--- Data shown ---
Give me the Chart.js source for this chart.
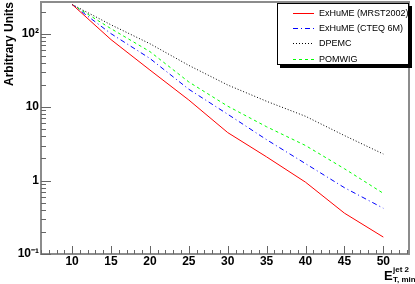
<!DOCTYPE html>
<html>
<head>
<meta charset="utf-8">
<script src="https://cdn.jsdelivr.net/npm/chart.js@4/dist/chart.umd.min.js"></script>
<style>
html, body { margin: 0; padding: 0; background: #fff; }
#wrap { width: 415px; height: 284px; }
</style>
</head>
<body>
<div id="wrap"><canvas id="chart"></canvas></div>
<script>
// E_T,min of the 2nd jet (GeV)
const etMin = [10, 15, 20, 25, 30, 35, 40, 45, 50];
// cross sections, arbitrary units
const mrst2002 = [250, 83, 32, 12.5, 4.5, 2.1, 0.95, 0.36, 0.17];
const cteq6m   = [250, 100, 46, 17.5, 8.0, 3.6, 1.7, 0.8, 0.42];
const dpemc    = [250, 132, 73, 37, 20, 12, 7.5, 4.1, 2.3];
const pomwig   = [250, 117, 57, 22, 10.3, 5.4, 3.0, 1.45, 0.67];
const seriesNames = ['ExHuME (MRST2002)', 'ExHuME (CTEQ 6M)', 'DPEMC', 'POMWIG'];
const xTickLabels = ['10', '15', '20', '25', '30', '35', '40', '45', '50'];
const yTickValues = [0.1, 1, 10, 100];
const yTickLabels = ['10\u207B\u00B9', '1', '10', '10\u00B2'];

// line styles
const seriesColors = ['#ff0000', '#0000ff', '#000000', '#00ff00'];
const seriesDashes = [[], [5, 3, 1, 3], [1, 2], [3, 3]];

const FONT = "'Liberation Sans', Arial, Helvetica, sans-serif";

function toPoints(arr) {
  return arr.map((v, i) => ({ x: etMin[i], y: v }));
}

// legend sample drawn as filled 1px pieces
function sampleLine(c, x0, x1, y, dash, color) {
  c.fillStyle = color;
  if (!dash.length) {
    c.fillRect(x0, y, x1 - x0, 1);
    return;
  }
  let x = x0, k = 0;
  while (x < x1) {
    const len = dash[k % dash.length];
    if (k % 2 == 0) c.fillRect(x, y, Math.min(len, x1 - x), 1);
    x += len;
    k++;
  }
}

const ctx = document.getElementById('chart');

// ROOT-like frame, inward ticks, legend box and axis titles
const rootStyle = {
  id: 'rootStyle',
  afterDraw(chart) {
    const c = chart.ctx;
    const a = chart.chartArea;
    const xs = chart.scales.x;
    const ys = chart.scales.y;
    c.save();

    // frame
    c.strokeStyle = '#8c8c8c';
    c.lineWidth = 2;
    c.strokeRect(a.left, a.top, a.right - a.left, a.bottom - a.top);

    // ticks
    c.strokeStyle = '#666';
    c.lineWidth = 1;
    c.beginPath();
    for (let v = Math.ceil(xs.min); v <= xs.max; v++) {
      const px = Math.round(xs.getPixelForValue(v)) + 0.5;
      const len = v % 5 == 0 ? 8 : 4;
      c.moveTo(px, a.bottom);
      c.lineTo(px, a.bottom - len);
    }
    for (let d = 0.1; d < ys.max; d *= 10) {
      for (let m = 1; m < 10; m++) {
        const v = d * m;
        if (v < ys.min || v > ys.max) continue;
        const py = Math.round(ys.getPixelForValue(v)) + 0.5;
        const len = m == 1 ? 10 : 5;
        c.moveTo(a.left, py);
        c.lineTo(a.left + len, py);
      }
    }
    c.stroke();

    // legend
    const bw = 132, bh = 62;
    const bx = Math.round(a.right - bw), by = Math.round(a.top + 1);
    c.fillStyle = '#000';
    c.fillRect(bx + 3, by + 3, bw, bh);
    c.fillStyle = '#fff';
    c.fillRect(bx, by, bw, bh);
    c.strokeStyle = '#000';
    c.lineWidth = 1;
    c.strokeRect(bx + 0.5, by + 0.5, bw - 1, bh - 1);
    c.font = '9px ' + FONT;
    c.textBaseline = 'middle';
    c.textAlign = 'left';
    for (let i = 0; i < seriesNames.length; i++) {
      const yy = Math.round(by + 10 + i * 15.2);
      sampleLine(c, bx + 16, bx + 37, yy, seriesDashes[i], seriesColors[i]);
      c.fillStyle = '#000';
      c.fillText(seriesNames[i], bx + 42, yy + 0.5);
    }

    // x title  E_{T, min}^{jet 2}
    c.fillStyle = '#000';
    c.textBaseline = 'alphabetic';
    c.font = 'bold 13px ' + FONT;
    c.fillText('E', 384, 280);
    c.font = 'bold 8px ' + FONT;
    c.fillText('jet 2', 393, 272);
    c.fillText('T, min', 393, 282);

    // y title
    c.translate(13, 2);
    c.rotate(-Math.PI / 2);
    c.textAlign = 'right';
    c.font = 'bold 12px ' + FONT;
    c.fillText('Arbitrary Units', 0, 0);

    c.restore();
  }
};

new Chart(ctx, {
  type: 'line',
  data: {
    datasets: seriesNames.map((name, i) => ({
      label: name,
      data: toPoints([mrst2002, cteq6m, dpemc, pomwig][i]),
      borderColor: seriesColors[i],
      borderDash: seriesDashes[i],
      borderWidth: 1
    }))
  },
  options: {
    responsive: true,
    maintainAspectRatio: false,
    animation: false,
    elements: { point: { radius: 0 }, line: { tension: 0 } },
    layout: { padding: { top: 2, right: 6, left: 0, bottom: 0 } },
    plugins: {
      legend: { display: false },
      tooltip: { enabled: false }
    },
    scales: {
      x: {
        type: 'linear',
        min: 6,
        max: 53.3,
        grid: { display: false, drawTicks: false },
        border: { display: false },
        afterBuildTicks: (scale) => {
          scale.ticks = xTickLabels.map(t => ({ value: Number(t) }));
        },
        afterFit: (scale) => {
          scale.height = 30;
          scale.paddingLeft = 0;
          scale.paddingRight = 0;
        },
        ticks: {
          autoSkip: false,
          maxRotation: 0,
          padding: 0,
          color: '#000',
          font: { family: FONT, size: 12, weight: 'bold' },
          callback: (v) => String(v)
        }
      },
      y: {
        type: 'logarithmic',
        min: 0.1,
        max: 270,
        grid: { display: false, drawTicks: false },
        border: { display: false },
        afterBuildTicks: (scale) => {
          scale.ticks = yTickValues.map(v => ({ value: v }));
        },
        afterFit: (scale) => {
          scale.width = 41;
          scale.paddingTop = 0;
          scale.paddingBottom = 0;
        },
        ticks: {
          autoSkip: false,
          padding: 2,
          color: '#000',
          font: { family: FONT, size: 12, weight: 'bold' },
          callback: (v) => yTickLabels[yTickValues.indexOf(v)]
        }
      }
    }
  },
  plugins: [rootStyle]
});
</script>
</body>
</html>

--- What is expected ---
Up to and including the line containing "const ctx = document.getElementById('chart');", repeat every line from the start of the data, but none of the pictures.

--- Completed task ---
Give me the Chart.js source for this chart.
<!DOCTYPE html>
<html>
<head>
<meta charset="utf-8">
<script src="https://cdn.jsdelivr.net/npm/chart.js@4/dist/chart.umd.min.js"></script>
<style>
html, body { margin: 0; padding: 0; background: #fff; }
#wrap { width: 415px; height: 284px; }
</style>
</head>
<body>
<div id="wrap"><canvas id="chart"></canvas></div>
<script>
// E_T,min of the 2nd jet (GeV)
const etMin = [10, 15, 20, 25, 30, 35, 40, 45, 50];
// cross sections, arbitrary units
const mrst2002 = [250, 83, 32, 12.5, 4.5, 2.1, 0.95, 0.36, 0.17];
const cteq6m   = [250, 100, 46, 17.5, 8.0, 3.6, 1.7, 0.8, 0.42];
const dpemc    = [250, 132, 73, 37, 20, 12, 7.5, 4.1, 2.3];
const pomwig   = [250, 117, 57, 22, 10.3, 5.4, 3.0, 1.45, 0.67];
const seriesNames = ['ExHuME (MRST2002)', 'ExHuME (CTEQ 6M)', 'DPEMC', 'POMWIG'];
const xTickLabels = ['10', '15', '20', '25', '30', '35', '40', '45', '50'];
const yTickValues = [0.1, 1, 10, 100];
const yTickLabels = ['10\u207B\u00B9', '1', '10', '10\u00B2'];

// line styles
const seriesColors = ['#ff0000', '#0000ff', '#000000', '#00ff00'];
const seriesDashes = [[], [5, 3, 1, 3], [1, 2], [3, 3]];

const FONT = "'Liberation Sans', Arial, Helvetica, sans-serif";

function toPoints(arr) {
  return arr.map((v, i) => ({ x: etMin[i], y: v }));
}

// legend sample drawn as filled 1px pieces
function sampleLine(c, x0, x1, y, dash, color) {
  c.fillStyle = color;
  if (!dash.length) {
    c.fillRect(x0, y, x1 - x0, 1);
    return;
  }
  let x = x0, k = 0;
  while (x < x1) {
    const len = dash[k % dash.length];
    if (k % 2 == 0) c.fillRect(x, y, Math.min(len, x1 - x), 1);
    x += len;
    k++;
  }
}

const ctx = document.getElementById('chart');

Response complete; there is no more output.